11 responses to this post.

  1. Posted by Smile4Ang on 07.21.2012 at 11:54 pm

    we carry a ziplock bag and pick the beetles, and baggie them, than crush and trash in a sealed bag. Brutal yet effective!

    Reply

    • I like that idea. Then you can use the end of the bag to herd them in! (I am grossed out by touching them) :)

      Reply

  2. Posted by Erica on 07.11.2012 at 3:34 pm

    Hey, I know the first author on the geranium study. You should understand that by “making a tea” out of geranium leaves, you’re essentially creating a pesticide. Sure, it’s not going to be of the same caliber as if an organic chemist extracted the compound. Many insecticides are derived from plants. It looks like this pesticide has a familiar mode of action as well. The reason it paralyzes is because it binds to same receptor as a neurotransmitter, over exciting the neuromuscular junction until death occurs.

    Reply

    • That’s awesome you know the author! :) I understand that a tea would be a “pesticide” in the broad definition of the word, but to me it seems about equivalent to how a geranium flower could theoretically be considered a pesticide when purposefully planted near a grape vine. As you said, there’s a significant difference in degree.

      Reply

  3. Posted by stephanie k on 07.11.2012 at 2:23 pm

    I need to find some quisqualic acid spray (geranium magic)!

    Reply

    • I wonder if you made a “tea” with your geranium flower heads, and put it in the spray bottle, if that would work…? You should try it and let me know!

      Reply

  4. Posted by Lydia on 07.11.2012 at 2:19 pm

    They have been chewing down my geraniums. However, I did find a number of them laying dead around the pot. Hmmm. I think I’ll go get more geraniums. The bucket approach has worked well and I was wondering if we’re selectively kill off the slow movers and will have a new super breed of fliers. Yes, a lot of fliers the past week or so.

    Reply

    • That’s what I’m afraid of, too…by all of us using the bucket method we’re selectively breeding them to fly away. Scary!

      Reply

      • Posted by Erica on 07.11.2012 at 4:07 pm

        The escape response for many beetle species is to simply drop off the plant rather than to fly away. You’re probably ok, unless this is a concentrated effort used across the board they likely won’t evolve a behavioral counter response, as some beetles have to crop rotation.
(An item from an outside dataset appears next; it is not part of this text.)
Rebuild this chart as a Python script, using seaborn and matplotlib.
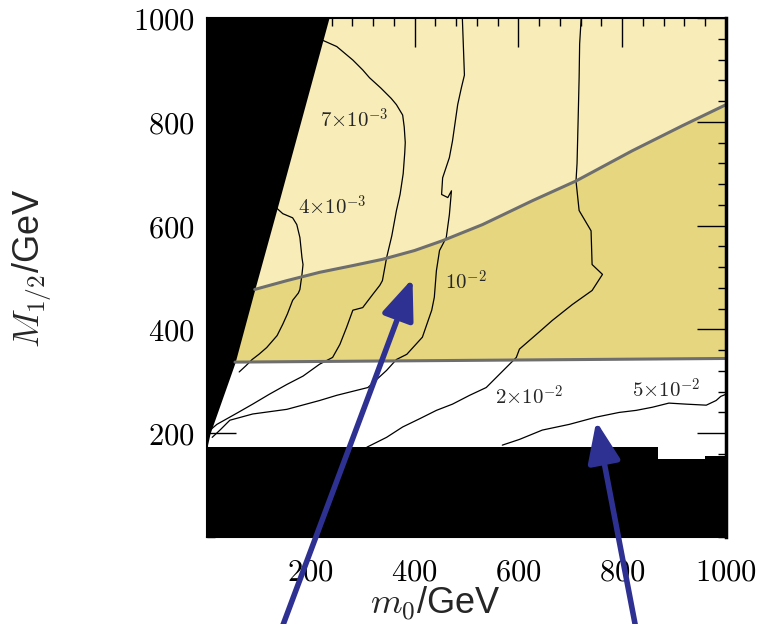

      • Hm…I *do* think that this is the method used across the board, at least by home gardeners. How widespread do you think it has to be to trigger an evolved response? All I know is that last year I didn’t see a single beetle fly away, and this year probably a quarter of them attempt to fly away, so it kinda seems like a big difference.

      • Posted by Erica on 07.14.2012 at 8:28 pm

        It took many years of farmers rotating between corn and soybeans for the corn rootworm beetle to evolve extended diapause/oviposition in soybeans. A year just seems really fast to me. You wouldn’t even see insecticide resistance evolving that quickly, and that’s usually a single gene. I’m used to this species flying away when I try to catch them – they seem like good fliers in comparison to other scarabs. You’re probably ok continuing to use the bucket method.